Judge Joel A. Pisano of the U.S. District Court for the District of New Jersey said the problems the Bankruptcy Court has found (pre-bankruptcy payments made to three asbestos-injury claimants and two lawyers) are not necessarily enough to render the plan unconfirmable.
He further said the court erred by dismissing the Chapter 11 case without first holding a hearing on the consequences to the bankruptcy estate and its creditors.
The ruling reverses U.S. Bankruptcy Judge Kathryn C. Ferguson's February decision to dismiss the case after she rejected Congoleum's 12th reorganization plan.

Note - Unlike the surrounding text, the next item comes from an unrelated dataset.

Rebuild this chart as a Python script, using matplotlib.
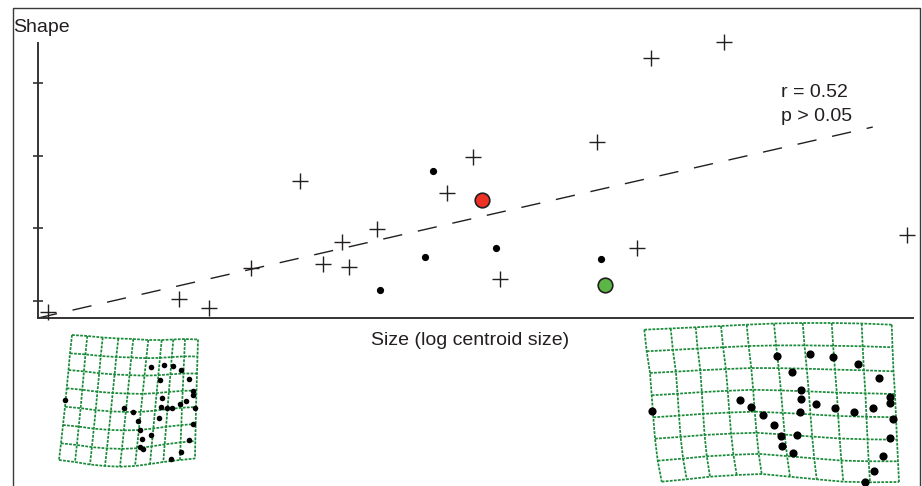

Judge Ferguson said dismissal was called for because the company continually ignored her concerns that its proposed reorganization plans treated asbestos-injury claims unequally and impermissibly allowed the lawyers to keep $2 million in payments without court scrutiny.
Mercerville, N.J.-based Congoleum, which once used asbestos in its flooring products, filed for Chapter 11 protection in the U.S. Bankruptcy Court for the District of New Jersey in December 2003.
Since then the bankruptcy case has been mired in litigation, and the plan has been amended numerous times.